Farmers, councils seek puzzle’s ‘missing piece’

Water woes: Tash Shields and a part filled dam on her Baxter property. The cost of mains water is forcing the organic vegetable business to “basically shut down”. Picture: Yanni

A BAXTER farmer says he could “double [our] workforce to 50 and triple or quadruple production” if his property had access to a reliable supply of recycled water.

Wayne Shields and partner Tash, from Peninsula Fresh Organics, grow 50 varieties of organic vegetables, such as heirloom carrots, beetroot and radish on their 16-hectare farm. 

The couple also have 40 hectares at Barham on the Murray River, bought in 2013 to extend their growing season and their range.

The couple’s plight echoes that of Moorooduc orchardists Mark and Jacki Paganoni who are also suffering as the big dry continues. Their Atlanta Fruit Sales was on the verge of bankruptcy and their dam dry prompting Mornington Peninsula Shire Council to plead with the state government to declare the region “drought-affected” – a move that would allow hard-hit farmers, businesses and recreational users cheaper access to recycled water. (“Water offer saves the day (for now)” The News 1/5/19). 

An offer by South East Water to allow them to access water from a main in nearby Stumpy Gully Road proved an acceptable short-term solution for the Paganonis.

Mr Shields said his Henderson Road business “can’t afford mains water, so we’re shut down basically”. He said he has had to let some workers go “because it is so dry.”

“Mains water can’t be delivered quick enough and it’s overpriced when it is delivered,” he said. “It costs $3000 a megalitre and it takes four days to get one megalitre.” He said about 2.5 megalitres would be needed to fill an Olympic size swimming pool.

To keep the farm operating fully, Mr Shields said he could “take up to three megalitres a day”.

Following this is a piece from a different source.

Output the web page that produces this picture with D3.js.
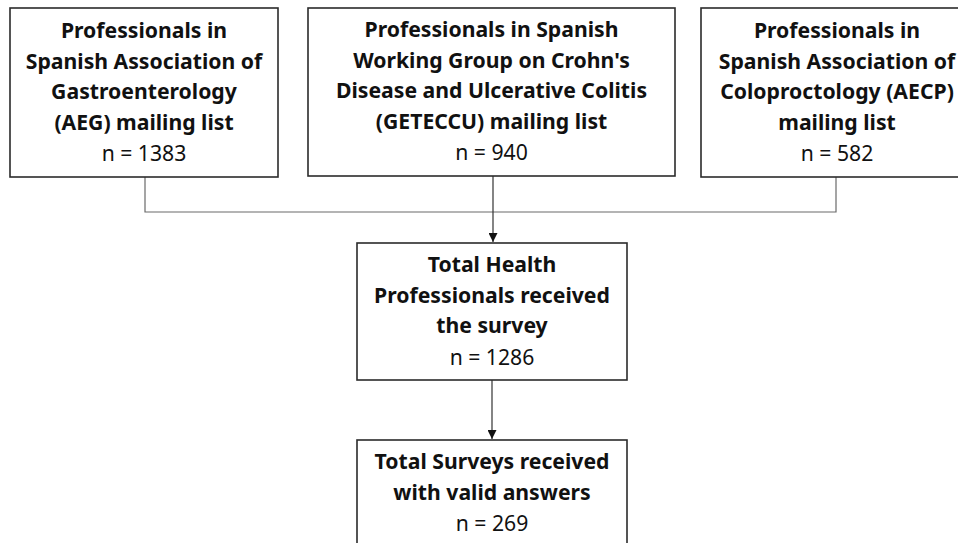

The farms are part of a push by the shire, the National Farmers Federation and the South East Melbourne Group of Councils aimed at encouraging South East Water to redirect water flowing along the south-eastern outfall to Boags Rocks, near Gunnamatta, for use in agriculture and firefighting in the peninsula’s hinterland. 

The South East Melbourne Group of Councils – which includes Mornington Peninsula Shire – is “calling on federal election candidates across the region to urgently act to avoid job losses and other consequences of water shortages”. 

They are advocating for two recycled water projects in the region: Construction of a pipeline from a suitable point on the outfall to Somerville and Tyabb that they estimate would cost $20.5 million and create 361 jobs; and a $600,000 business case for the Hinterland Recycled Water scheme.

“Farmers in the southeast region need water to grow fresh produce, emergency services need water to fight fires and employers need water for manufacturing,” South East Melbourne board member Simon Crean said.

“Thousands of jobs depend on affordable and reliable water supplies in the region.

“Meanwhile we are losing 350 megalitres a day of class A recycled water from the south-eastern treatment plan, which is being pumped into the sea because of a lack of investment.”

Mr Shields says his small farm is restricted by a lack of water. “We run out of water every year and we only grow what we can think we can manage. This is one of the years we got caught out. Our dams are empty.”

The lack of water was forcing him to question whether the farm was viable. “We’ve got the soil, we’ve got the climate, we are a frost-free region, we have people who want to work for us and we have orders we can fill. Water is the missing piece.”

The mayor Cr David Gill said: “Agriculture contributes $1 billion to the Mornington Peninsula economy. It is imperative that the water that is currently being recycled is made available for the farms that need it rather than pumping it into the sea.

“With a reliable water supply we believe we can grow much needed jobs in the agricultural sector and provide the water security the region needs for emergency management and recreational uses.”

Flinders MP and health minister Greg Hunt said a returned Liberal National Government would spend $300,000 on a business case for the water scheme.

Hillock Downs beef and fodder producer Eddie Matt, of Rye, said farmers hoped all levels of government would consider investing in future water security for food production as a “top priority”.

Customer and community engagement manager Mikala Hehir said South East Water was working with the shire and the Department of Environment, Land, Water and Planning on a “number of opportunities to harness recycled water from the south eastern outfall”.

South East Water had “already embarked on work to assess factors, such as soil suitability, proximity to existing assets, terrain and synergy with existing industry – all of which determine the viability of recycled water irrigation.”